I was going to get into a whole big rant about it. I was gonna just vent and spew and vomit all over the internet. This is a very small and insignificant part of the internet, the whole of which you’d never call pristine, but whatever – now I’ve just covered my little tiny part of it in venom.
Then I decided to not do that. Maybe I’d write about not writing. Because even though I’m hurting, I don’t know that throwing my hurt onto you is the right thing. I’m not saying I should be keeping this to myself – like I said above, I’m really looking forward to Saturday morning’s therapy session. And so I worry about having my only contribution to this shrieking nightmare to simply be another lonely howl at the moon.

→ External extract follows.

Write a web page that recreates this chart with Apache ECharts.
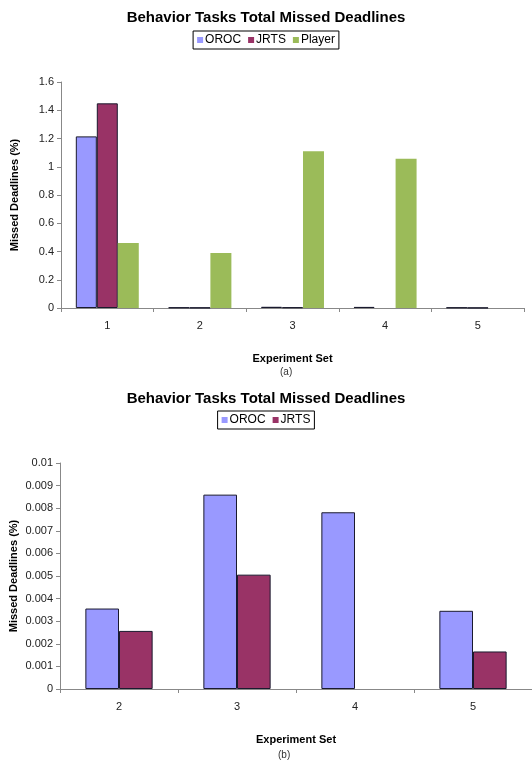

I think what I really needed to do is just tell you guys that I love you. Times are fucking terrible right now, man, and it fucking sucks. But you’re not alone. I’m not alone. We’re not alone. I love you guys. I need to remember to love you guys more. I need to remember to keep love in my heart.
(And then, after some cleansing breaths, I say: if they go low, continue to kick them in the face.)